• _Exercise aim_
Leaving out the pictures, retype the lines from the beginning of the listing through the line containing "0.75, 0.5, 0.94, 1.08, -1.86, -0.7, 0.67, -0.4, -0.5, -0.7]".

— Start of Stored data —

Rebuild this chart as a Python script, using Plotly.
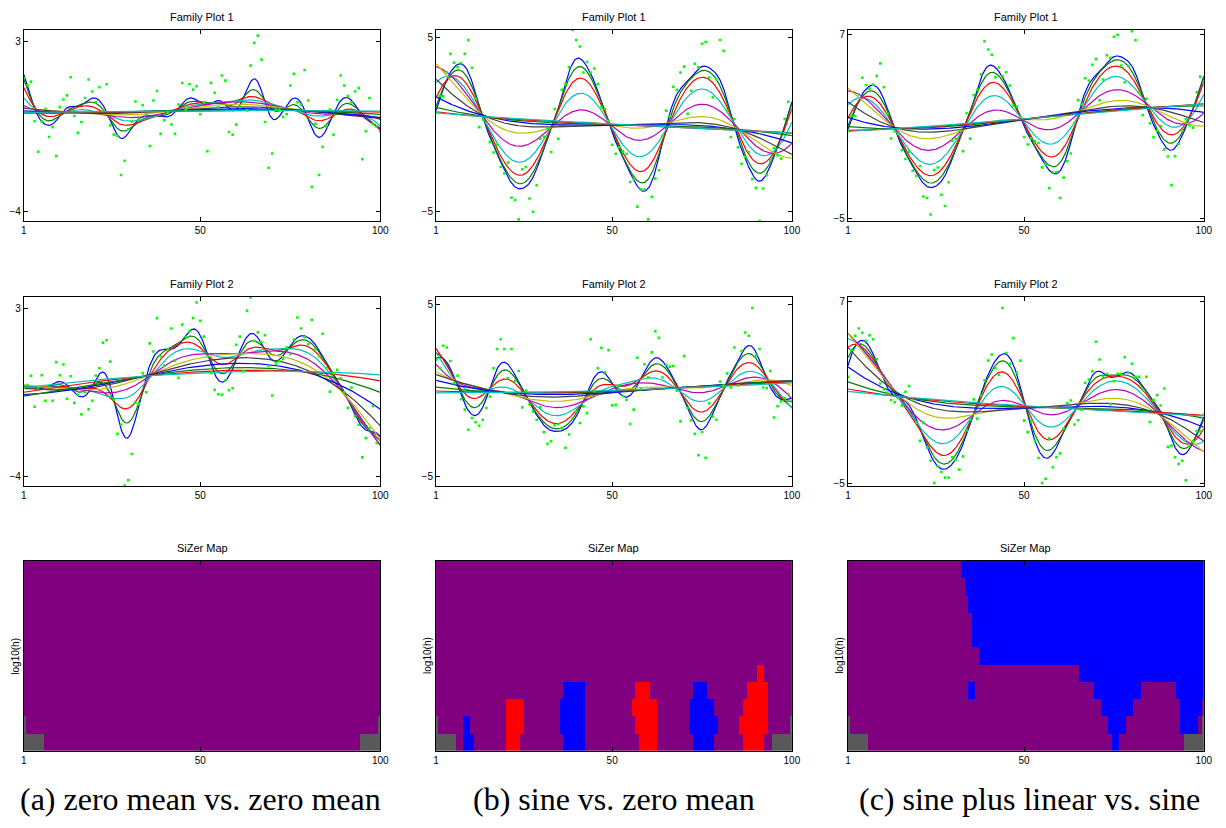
import numpy as np
import plotly.graph_objects as go

# ---------------- data ----------------
x_obs = list(range(1, 101))

a1_y = [1.5, 1.2, 1.35, -0.29, -1.55, -0.3, 0.23, -0.94, -0.53, -1.72,
        0.3, 0.61, 0.78, 1.53, -0.07, -0.77, -0.32, 0.67, 1.44, 0.94,
        0.5, 1.12, 0.2, 1.24, -0.46, -0.84, -0.9, -2.51, -1.92, -0.62,
        -0.3, 0.53, -0.2, 0.37, 0.0, -1.31, 0.57, 0.96, -0.81, -0.25,
        0.1, -0.42, -0.81, 0.4, 1.29, 0.18, 1.24, 1.02, 1.16, 0.0,
        0.5, -1.53, 1.3, 0.89, 0.3, 1.6, 1.39, -0.73, -0.84, -0.43,
        0.3, 0.5, 0.16, 2.01, 2.95, 3.25, 2.26, -0.32, -2.21, -1.62,
        0.2, 0.2, -0.11, 0.0, 1.19, 1.67, 0.5, 0.4, 1.83, 0.57,
        -3.0, -0.39, -2.51, -1.35, -0.5, 0.2, -0.84, 0.6, 1.6, 1.19,
        0.75, 0.5, 0.94, 1.08, -1.86, -0.7, 0.67, -0.4, -0.5, -0.7]

a2_y = [-0.3, -0.2, 0.19, -1.1, -0.3, 0.21, -0.85, -0.3, -0.85, 0.76,
        0.21, 0.66, -0.77, 0.17, -0.94, -0.6, -1.42, -0.5, -1.21, -0.85,
        0.2, 0.5, 1.57, 1.67, 0.78, -0.8, -2.23, -1.85, -4.38, -4.16,
        -3.07, -0.94, -1.0, 0.3, -0.5, 1.54, 1.2, 2.59, 1.0, 0.62,
        1.3, 2.16, 0.82, 0.1, 2.32, 1.8, 2.05, 2.59, 3.24, 2.48,
        1.82, 1.0, 0.3, -0.4, -0.58, -0.6, 0.0, -0.41, -0.33, 1.48,
        1.82, 0.38, 2.9, 3.45, 1.64, 2.0, 1.6, 1.88, 0.6, -0.63,
        0.7, 0.8, 0.9, 1.37, 1.1, 1.7, 2.62, 2.16, 1.8, 1.5,
        2.52, 1.3, 1.0, 1.94, 0.5, -0.47, 0.3, 0.44, 0.08, -0.5,
        -1.15, -0.3, -1.5, -1.85, -3.21, -2.41, -2.0, -1.08, -2.61, -2.5]

b1_y = [0.71, 1.67, 1.63, 3.0, 4.07, 3.57, 3.3, 3.53, 4.07, 4.86,
        3.27, 1.5, -0.14, 0.3, 0.1, -1.0, -1.6, -1.15, -2.43, -2.8,
        -2.18, -4.2, -4.33, -5.44, -2.56, -2.43, -4.24, -5.0, -3.48, -0.81,
        -0.7, -0.2, -1.57, 0.9, -0.81, 2.0, 2.33, 3.3, 5.44, 4.87,
        4.49, 3.0, 3.6, 3.0, 3.23, 2.33, 1.0, 0.9, 0.2, -1.15,
        -1.67, -1.3, -1.53, -1.67, -3.29, -3.1, -4.71, -3.71, -3.71, -5.44,
        -4.14, -3.1, -2.62, -0.66, 0.81, 0.5, 2.18, 2.0, 3.0, 3.34,
        0.62, 1.95, 3.5, 3.3, 4.65, 4.75, 2.71, 1.57, 2.62, 4.87,
        4.24, 0.8, -0.71, 0.33, -1.3, -2.24, -1.86, -1.57, -3.13, -3.63,
        -5.53, -3.67, -2.9, -2.05, -1.34, -1.76, -1.95, 0.33, 1.32, 0.9]

b2_y = [1.8, 1.3, 2.6, 2.5, 1.72, 0.43, 0.87, -0.5, -1.1, -2.26,
        -1.58, -1.83, -2.03, -1.68, -1.0, -0.34, 1.3, 2.41, 2.98, 2.41,
        0.72, 2.41, 0.57, 1.14, -0.97, 0.0, -0.8, -1.2, -1.68, -0.97,
        -2.4, -3.08, -2.93, -2.0, -1.93, -2.16, -3.31, -2.54, -1.6, -1.2,
        -1.87, -0.91, -1.3, 2.98, 0.0, 1.3, 2.48, 1.07, 2.35, -0.85,
        -0.82, 0.3, -0.3, -0.53, -1.93, -1.1, 1.91, 0.1, 1.53, 0.76,
        2.22, 3.44, 3.06, 0.76, 1.5, 1.39, 1.43, 0.0, -1.78, 2.0,
        -1.0, -1.72, -2.5, -3.74, -2.39, -3.89, -0.72, -1.5, -1.68, 0.53,
        0.3, 1.0, 0.18, 2.5, 0.3, 2.29, 3.37, 3.18, 4.79, 2.02,
        2.41, 0.18, 0.14, 1.14, -1.55, -0.9, -0.62, -0.43, -0.2, -0.62]

c1_y = [0.71, 1.70, 1.69, 3.09, 4.19, 3.72, 3.48, 3.74, 4.31, 5.13,
        3.57, 1.83, 0.22, 0.69, 0.52, -0.55, -1.12, -0.64, -1.89, -2.23,
        -1.58, -3.57, -3.67, -4.75, -1.84, -1.68, -3.46, -4.19, -2.64, 0.06,
        0.2, 0.73, -0.61, 1.89, 0.21, 3.05, 3.41, 4.41, 6.58, 6.04,
        5.69, 4.23, 4.86, 4.29, 4.55, 3.68, 2.38, 2.31, 1.64, 0.32,
        -0.17, 0.23, 0.03, -0.08, -1.67, -1.45, -3.03, -2.0, -1.97, -3.67,
        -2.34, -1.27, -0.76, 1.23, 2.73, 2.45, 4.16, 4.01, 5.04, 5.41,
        2.72, 4.08, 5.66, 5.49, 6.87, 7.0, 4.99, 3.88, 4.96, 7.24,
        6.64, 3.23, 1.75, 2.82, 1.22, 0.31, 0.72, 1.04, -0.49, -0.96,
        -2.83, -0.94, -0.14, 0.74, 1.48, 1.09, 0.93, 3.24, 4.26, 3.87]

c2_y = [2.03, 3.8, 4.73, 5.22, 4.94, 4.4, 4.77, 4.51, 3.2, 1.59,
        1.22, 1.0, 0.51, 0.36, 0.62, 0.15, 1.05, 1.42, 0.51, -1.0,
        -2.19, -1.0, -2.62, -3.5, -4.96, -3.88, -4.24, -4.61, -4.61, -3.27,
        -3.45, -4.08, -3.21, -1.5, -0.8, 0.55, -0.72, 0.8, 1.81, 3.1,
        3.5, 2.6, 2.17, 6.57, 3.6, 2.89, 4.58, 2.3, 3.1, -0.85,
        -1.61, -0.89, -2.2, -3.32, -4.96, -4.68, -2.02, -3.92, -3.27, -3.01,
        -1.37, 0.3, 0.47, -1.11, -0.83, -0.14, 1.64, 1.85, 2.4, 4.34,
        3.17, 2.0, 2.24, 0.23, 1.74, 2.24, 2.24, 3.32, 2.3, 2.89,
        2.03, 2.03, 1.2, 2.03, -0.94, 0.5, 0.83, 0.14, 1.26, -2.58,
        -2.5, -3.27, -3.7, -3.5, -4.79, -2.52, -2.2, -1.55, -1.55, -0.46]

# SiZer maps: one list per bandwidth row (smallest h first), runs of (class, first x, last x)
# classes: P = no significant slope, B = increasing, R = decreasing, G = too sparse
sizer_a = [
    [("G", 1, 6), ("P", 7, 94), ("G", 95, 100)],
    [("G", 1, 1), ("P", 2, 99), ("G", 100, 100)],
] + [[("P", 1, 100)]] * 9

sizer_b = [
    [("G", 1, 6), ("P", 7, 8), ("B", 9, 11), ("P", 12, 20), ("R", 21, 24), ("P", 25, 36),
     ("B", 37, 42), ("P", 43, 57), ("R", 58, 62), ("P", 63, 72), ("B", 73, 78),
     ("P", 79, 86), ("R", 87, 92), ("P", 93, 94), ("G", 95, 100)],
    [("G", 1, 1), ("P", 2, 8), ("B", 9, 10), ("P", 11, 20), ("R", 21, 25), ("P", 26, 35),
     ("B", 36, 42), ("P", 43, 56), ("R", 57, 62), ("P", 63, 71), ("B", 72, 79),
     ("P", 80, 85), ("R", 86, 93), ("P", 94, 99), ("G", 100, 100)],
    [("P", 1, 20), ("R", 21, 25), ("P", 26, 35), ("B", 36, 42), ("P", 43, 55), ("R", 56, 62),
     ("P", 63, 71), ("B", 72, 78), ("P", 79, 86), ("R", 87, 93), ("P", 94, 100)],
    [("P", 1, 36), ("B", 37, 42), ("P", 43, 56), ("R", 57, 60), ("P", 61, 72), ("B", 73, 76),
     ("P", 77, 87), ("R", 88, 93), ("P", 94, 100)],
    [("P", 1, 90), ("R", 91, 92), ("P", 93, 100)],
] + [[("P", 1, 100)]] * 6

sizer_c = [
    [("G", 1, 6), ("P", 7, 74), ("B", 75, 76), ("P", 77, 94), ("G", 95, 100)],
    [("G", 1, 1), ("P", 2, 73), ("B", 74, 78), ("P", 79, 93), ("B", 94, 98), ("P", 99, 99), ("G", 100, 100)],
    [("P", 1, 71), ("B", 72, 80), ("P", 81, 93), ("B", 94, 99), ("P", 100, 100)],
    [("P", 1, 34), ("B", 35, 36), ("P", 37, 69), ("B", 70, 82), ("P", 83, 92), ("B", 93, 100)],
    [("P", 1, 65), ("B", 66, 100)],
    [("P", 1, 37), ("B", 38, 100)],
    [("P", 1, 35), ("B", 36, 100)],
    [("P", 1, 35), ("B", 36, 100)],
    [("P", 1, 34), ("B", 35, 100)],
    [("P", 1, 33), ("B", 34, 100)],
    [("P", 1, 32), ("B", 33, 100)],
]

bandwidths = np.geomspace(2.4, 65, 11)
curve_colors = ["#0000FF", "#008000", "#FF0000", "#00BFBF", "#BF00BF", "#BFBF00", "#404040"]
captions = ["(a) zero mean vs. zero mean", "(b) sine vs. zero mean", "(c) sine plus linear vs. sine"]
y_ticks = [[-4, 3], [-5, 5], [-5, 7]]
y_ranges = [[-4.41, 3.49], [-5.53, 5.45], [-5.17, 7.32]]
x_ticks = [1, 50, 100]

# ---------------- helpers ----------------
def loclin(x, y, grid, h):
    X = np.asarray(x, float)
    Y = np.asarray(y, float)
    d = X[None, :] - grid[:, None]
    w = np.exp(-0.5 * (d / h) ** 2)
    s0 = w.sum(1); s1 = (w * d).sum(1); s2 = (w * d * d).sum(1)
    t0 = (w * Y).sum(1); t1 = (w * d * Y).sum(1)
    return (s2 * t0 - s1 * t1) / (s0 * s2 - s1 ** 2)

code = {"P": 0, "B": 1, "R": 2, "G": 3}
def runs_to_matrix(rows):
    z = []
    for r in rows:
        line = [0] * 100
        for c, a, b in r:
            for i in range(a, b + 1):
                line[i - 1] = code[c]
        z.append(line)
    return z

# ---------------- layout geometry ----------------
W, H = 1226, 828
cols_px = [(21, 381), (437.3, 796.7), (853.3, 1212.7)]
rows_px = [(29, 221), (297, 487.5), (562.7, 753.3)]

fig = go.Figure()
sans = "Liberation Sans, Arial, sans-serif"
font_ax = dict(family=sans, size=10, color="black")
grid = np.linspace(1, 100, 397)

family = [[a1_y, a2_y], [b1_y, b2_y], [c1_y, c2_y]]
maps = [sizer_a, sizer_b, sizer_c]
titles = ["Family Plot 1", "Family Plot 2", "SiZer Map"]

ax_n = 0
annotations = []
for ci in range(3):
    x0, x1 = cols_px[ci]
    for ri in range(3):
        ax_n += 1
        y0, y1 = rows_px[ri]
        xa = "xaxis" if ax_n == 1 else f"xaxis{ax_n}"
        ya = "yaxis" if ax_n == 1 else f"yaxis{ax_n}"
        xr = "x" if ax_n == 1 else f"x{ax_n}"
        yr = "y" if ax_n == 1 else f"y{ax_n}"
        common = dict(showline=True, linecolor="black", linewidth=1, mirror="allticks",
                      ticks="inside", ticklen=4, tickcolor="black", showgrid=False,
                      zeroline=False, tickfont=font_ax)
        fig.layout[xa] = dict(domain=[x0 / W, x1 / W], anchor=yr, range=[1, 100],
                              tickvals=x_ticks, ticktext=[str(v) for v in x_ticks], **common)
        if ri < 2:
            data = family[ci][ri]
            for k, h in enumerate(bandwidths):
                fig.add_trace(go.Scatter(x=grid, y=loclin(x_obs, data, grid, h), mode="lines",
                                         line=dict(color=curve_colors[k % 7], width=1.2),
                                         xaxis=xr, yaxis=yr, showlegend=False, hoverinfo="skip"))
            fig.add_trace(go.Scatter(x=x_obs, y=data, mode="markers",
                                     marker=dict(color="#00FF00", size=2.6, symbol="square"),
                                     xaxis=xr, yaxis=yr, showlegend=False, hoverinfo="skip"))
            fig.layout[ya] = dict(domain=[1 - y1 / H, 1 - y0 / H], anchor=xr, range=y_ranges[ci],
                                  tickvals=y_ticks[ci], **common)
        else:
            z = runs_to_matrix(maps[ci])
            fig.add_trace(go.Heatmap(z=z, x=x_obs, y=list(range(1, 12)), zmin=-0.5, zmax=3.5,
                                     colorscale=[[0, "#800080"], [0.25, "#800080"], [0.25, "#0000FF"],
                                                 [0.5, "#0000FF"], [0.5, "#FF0000"], [0.75, "#FF0000"],
                                                 [0.75, "#595959"], [1, "#595959"]],
                                     showscale=False, xaxis=xr, yaxis=yr, hoverinfo="skip"))
            c2 = dict(common); c2["ticks"] = ""
            fig.layout[ya] = dict(domain=[1 - y1 / H, 1 - y0 / H], anchor=xr, range=[0.5, 11.5],
                                  showticklabels=False, **c2)
            annotations.append(dict(text="log10(h)", x=(x0 - 8) / W, y=1 - 658 / H, xref="paper",
                                    yref="paper", showarrow=False, textangle=-90,
                                    xanchor="center", yanchor="middle",
                                    font=dict(family=sans, size=10, color="black")))
        annotations.append(dict(text=titles[ri], x=(x0 + x1) / 2 / W, y=1 - (y0 - 13) / H,
                                xref="paper", yref="paper", showarrow=False,
                                xanchor="center", yanchor="middle",
                                font=dict(family=sans, size=11, color="black")))
    annotations.append(dict(text=captions[ci], x=[199, 617, 1037][ci] / W, y=1 - 802 / H,
                            xref="paper", yref="paper", showarrow=False,
                            xanchor="center", yanchor="middle",
                            font=dict(family="Liberation Serif, Times New Roman, serif", size=32,
                                      color="black")))

fig.update_layout(width=W, height=H, margin=dict(l=0, r=0, t=0, b=0),
                  paper_bgcolor="white", plot_bgcolor="white", annotations=annotations)
fig.write_html("out.html", config={"displayModeBar": False},
               post_script="document.body.style.margin='0px';")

— End of Stored data —

• _Exercise response_
Rebuild this chart as a Python script, using Plotly.
import numpy as np
import plotly.graph_objects as go

# ---------------- data ----------------
x_obs = list(range(1, 101))

a1_y = [1.5, 1.2, 1.35, -0.29, -1.55, -0.3, 0.23, -0.94, -0.53, -1.72,
        0.3, 0.61, 0.78, 1.53, -0.07, -0.77, -0.32, 0.67, 1.44, 0.94,
        0.5, 1.12, 0.2, 1.24, -0.46, -0.84, -0.9, -2.51, -1.92, -0.62,
        -0.3, 0.53, -0.2, 0.37, 0.0, -1.31, 0.57, 0.96, -0.81, -0.25,
        0.1, -0.42, -0.81, 0.4, 1.29, 0.18, 1.24, 1.02, 1.16, 0.0,
        0.5, -1.53, 1.3, 0.89, 0.3, 1.6, 1.39, -0.73, -0.84, -0.43,
        0.3, 0.5, 0.16, 2.01, 2.95, 3.25, 2.26, -0.32, -2.21, -1.62,
        0.2, 0.2, -0.11, 0.0, 1.19, 1.67, 0.5, 0.4, 1.83, 0.57,
        -3.0, -0.39, -2.51, -1.35, -0.5, 0.2, -0.84, 0.6, 1.6, 1.19,
        0.75, 0.5, 0.94, 1.08, -1.86, -0.7, 0.67, -0.4, -0.5, -0.7]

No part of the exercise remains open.